- AIM -
Leave out the pictures and retype only the lines from the opening line to the line that holds "import seaborn as sns", both ends included.
[Start DATA EXCERPT]
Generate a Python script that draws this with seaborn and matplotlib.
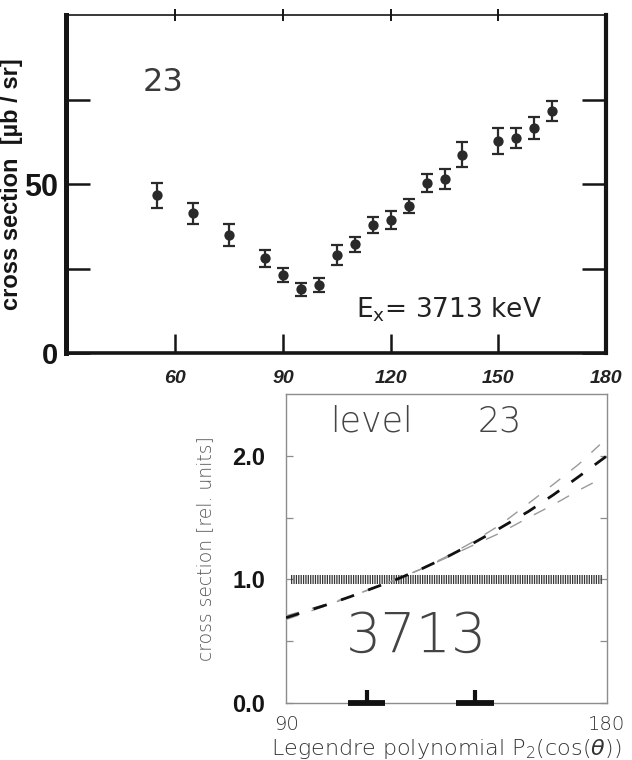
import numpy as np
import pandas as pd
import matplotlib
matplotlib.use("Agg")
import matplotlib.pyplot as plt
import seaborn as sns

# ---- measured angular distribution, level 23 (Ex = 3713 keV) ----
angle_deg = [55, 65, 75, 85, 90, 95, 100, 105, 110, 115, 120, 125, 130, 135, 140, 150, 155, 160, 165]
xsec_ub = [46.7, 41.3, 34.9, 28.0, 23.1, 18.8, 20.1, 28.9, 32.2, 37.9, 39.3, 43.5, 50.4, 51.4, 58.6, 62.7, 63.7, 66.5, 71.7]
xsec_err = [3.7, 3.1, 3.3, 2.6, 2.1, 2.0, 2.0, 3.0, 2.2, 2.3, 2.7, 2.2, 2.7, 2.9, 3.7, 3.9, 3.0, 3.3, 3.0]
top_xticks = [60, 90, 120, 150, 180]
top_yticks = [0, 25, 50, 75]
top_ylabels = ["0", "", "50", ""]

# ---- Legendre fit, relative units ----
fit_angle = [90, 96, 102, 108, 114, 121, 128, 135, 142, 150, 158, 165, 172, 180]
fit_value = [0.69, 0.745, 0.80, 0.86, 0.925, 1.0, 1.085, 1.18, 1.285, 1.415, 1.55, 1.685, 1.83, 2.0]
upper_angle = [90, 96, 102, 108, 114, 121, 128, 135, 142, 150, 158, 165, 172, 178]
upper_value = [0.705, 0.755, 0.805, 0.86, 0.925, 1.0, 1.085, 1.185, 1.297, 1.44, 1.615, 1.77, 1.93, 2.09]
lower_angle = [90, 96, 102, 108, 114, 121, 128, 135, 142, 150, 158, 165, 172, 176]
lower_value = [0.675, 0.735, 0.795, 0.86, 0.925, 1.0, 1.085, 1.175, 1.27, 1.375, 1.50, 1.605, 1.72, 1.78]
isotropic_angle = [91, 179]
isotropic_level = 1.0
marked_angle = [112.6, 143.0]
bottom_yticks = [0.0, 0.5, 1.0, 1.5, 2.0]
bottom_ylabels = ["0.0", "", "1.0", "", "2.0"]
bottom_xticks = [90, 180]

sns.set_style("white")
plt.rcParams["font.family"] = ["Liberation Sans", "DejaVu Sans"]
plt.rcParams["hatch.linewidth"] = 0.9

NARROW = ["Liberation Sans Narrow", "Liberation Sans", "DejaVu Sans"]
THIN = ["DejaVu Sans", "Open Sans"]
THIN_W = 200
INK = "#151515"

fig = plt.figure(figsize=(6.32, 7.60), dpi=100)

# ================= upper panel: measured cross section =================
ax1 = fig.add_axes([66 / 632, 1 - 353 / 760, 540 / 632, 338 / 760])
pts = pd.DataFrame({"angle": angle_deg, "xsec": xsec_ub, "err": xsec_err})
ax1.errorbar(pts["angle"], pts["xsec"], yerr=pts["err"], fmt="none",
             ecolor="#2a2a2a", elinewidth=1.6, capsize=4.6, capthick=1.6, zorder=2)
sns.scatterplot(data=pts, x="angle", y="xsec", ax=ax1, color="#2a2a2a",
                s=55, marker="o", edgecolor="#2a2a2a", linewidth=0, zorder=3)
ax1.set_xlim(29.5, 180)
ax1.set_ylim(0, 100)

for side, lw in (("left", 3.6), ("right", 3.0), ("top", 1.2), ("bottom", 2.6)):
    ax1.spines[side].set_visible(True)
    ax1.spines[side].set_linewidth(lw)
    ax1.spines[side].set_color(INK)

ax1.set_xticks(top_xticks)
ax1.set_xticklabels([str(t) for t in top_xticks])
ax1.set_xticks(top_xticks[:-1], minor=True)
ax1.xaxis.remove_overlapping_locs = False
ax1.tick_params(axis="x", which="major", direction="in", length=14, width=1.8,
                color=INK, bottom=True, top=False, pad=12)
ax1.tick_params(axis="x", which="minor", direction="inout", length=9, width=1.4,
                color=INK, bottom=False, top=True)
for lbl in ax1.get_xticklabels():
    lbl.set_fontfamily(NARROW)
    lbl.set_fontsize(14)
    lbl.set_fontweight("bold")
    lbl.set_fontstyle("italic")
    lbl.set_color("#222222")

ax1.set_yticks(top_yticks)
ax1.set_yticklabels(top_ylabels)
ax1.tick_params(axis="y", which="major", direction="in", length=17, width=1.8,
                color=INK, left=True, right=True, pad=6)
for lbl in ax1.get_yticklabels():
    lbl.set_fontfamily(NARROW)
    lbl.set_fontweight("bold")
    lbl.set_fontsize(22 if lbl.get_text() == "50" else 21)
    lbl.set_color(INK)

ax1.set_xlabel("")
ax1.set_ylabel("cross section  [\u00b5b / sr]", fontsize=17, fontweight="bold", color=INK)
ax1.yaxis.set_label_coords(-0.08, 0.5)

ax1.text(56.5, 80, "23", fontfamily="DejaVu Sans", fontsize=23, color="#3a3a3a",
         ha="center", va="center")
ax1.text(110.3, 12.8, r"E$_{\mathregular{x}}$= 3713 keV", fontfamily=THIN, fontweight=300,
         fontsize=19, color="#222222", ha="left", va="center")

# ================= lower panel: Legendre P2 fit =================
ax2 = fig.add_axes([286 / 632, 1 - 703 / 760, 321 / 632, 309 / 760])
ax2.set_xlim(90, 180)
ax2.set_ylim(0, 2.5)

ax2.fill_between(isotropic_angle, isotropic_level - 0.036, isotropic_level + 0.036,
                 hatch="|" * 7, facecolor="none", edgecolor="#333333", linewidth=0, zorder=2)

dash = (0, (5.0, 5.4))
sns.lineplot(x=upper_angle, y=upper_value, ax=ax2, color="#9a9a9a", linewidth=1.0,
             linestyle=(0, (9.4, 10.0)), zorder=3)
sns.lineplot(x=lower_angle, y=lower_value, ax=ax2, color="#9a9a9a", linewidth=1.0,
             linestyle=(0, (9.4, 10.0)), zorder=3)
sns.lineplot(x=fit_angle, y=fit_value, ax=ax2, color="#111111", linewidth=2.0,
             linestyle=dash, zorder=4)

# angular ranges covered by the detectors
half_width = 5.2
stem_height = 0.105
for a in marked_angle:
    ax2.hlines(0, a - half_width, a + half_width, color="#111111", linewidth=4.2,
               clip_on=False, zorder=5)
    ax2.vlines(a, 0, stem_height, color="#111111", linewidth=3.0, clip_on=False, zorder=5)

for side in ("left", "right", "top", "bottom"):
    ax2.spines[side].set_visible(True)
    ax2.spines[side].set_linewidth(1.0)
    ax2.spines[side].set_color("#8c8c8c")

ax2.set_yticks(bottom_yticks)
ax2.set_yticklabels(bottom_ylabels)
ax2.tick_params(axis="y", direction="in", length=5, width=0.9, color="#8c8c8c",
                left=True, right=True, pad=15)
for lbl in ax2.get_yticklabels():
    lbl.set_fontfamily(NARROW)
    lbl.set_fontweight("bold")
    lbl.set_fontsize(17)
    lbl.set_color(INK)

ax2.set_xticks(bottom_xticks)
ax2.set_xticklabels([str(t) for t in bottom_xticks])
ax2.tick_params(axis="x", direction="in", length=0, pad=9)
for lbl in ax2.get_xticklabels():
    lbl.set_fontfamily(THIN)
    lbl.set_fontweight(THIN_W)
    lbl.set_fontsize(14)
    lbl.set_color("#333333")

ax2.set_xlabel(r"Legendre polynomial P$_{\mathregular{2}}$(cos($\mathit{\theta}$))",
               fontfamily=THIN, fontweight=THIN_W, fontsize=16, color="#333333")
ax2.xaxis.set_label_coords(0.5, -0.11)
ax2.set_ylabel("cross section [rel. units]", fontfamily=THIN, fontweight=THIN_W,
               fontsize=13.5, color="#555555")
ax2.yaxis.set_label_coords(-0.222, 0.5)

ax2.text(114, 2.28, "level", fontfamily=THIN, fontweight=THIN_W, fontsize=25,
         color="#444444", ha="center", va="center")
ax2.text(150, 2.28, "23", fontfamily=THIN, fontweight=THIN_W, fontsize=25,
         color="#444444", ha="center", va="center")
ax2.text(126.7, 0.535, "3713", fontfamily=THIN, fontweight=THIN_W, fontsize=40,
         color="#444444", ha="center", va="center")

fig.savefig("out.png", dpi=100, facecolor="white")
[End DATA EXCERPT]
- SOLUTION BELOW -
Generate a Python script that draws this with seaborn and matplotlib.
import numpy as np
import pandas as pd
import matplotlib
matplotlib.use("Agg")
import matplotlib.pyplot as plt
import seaborn as sns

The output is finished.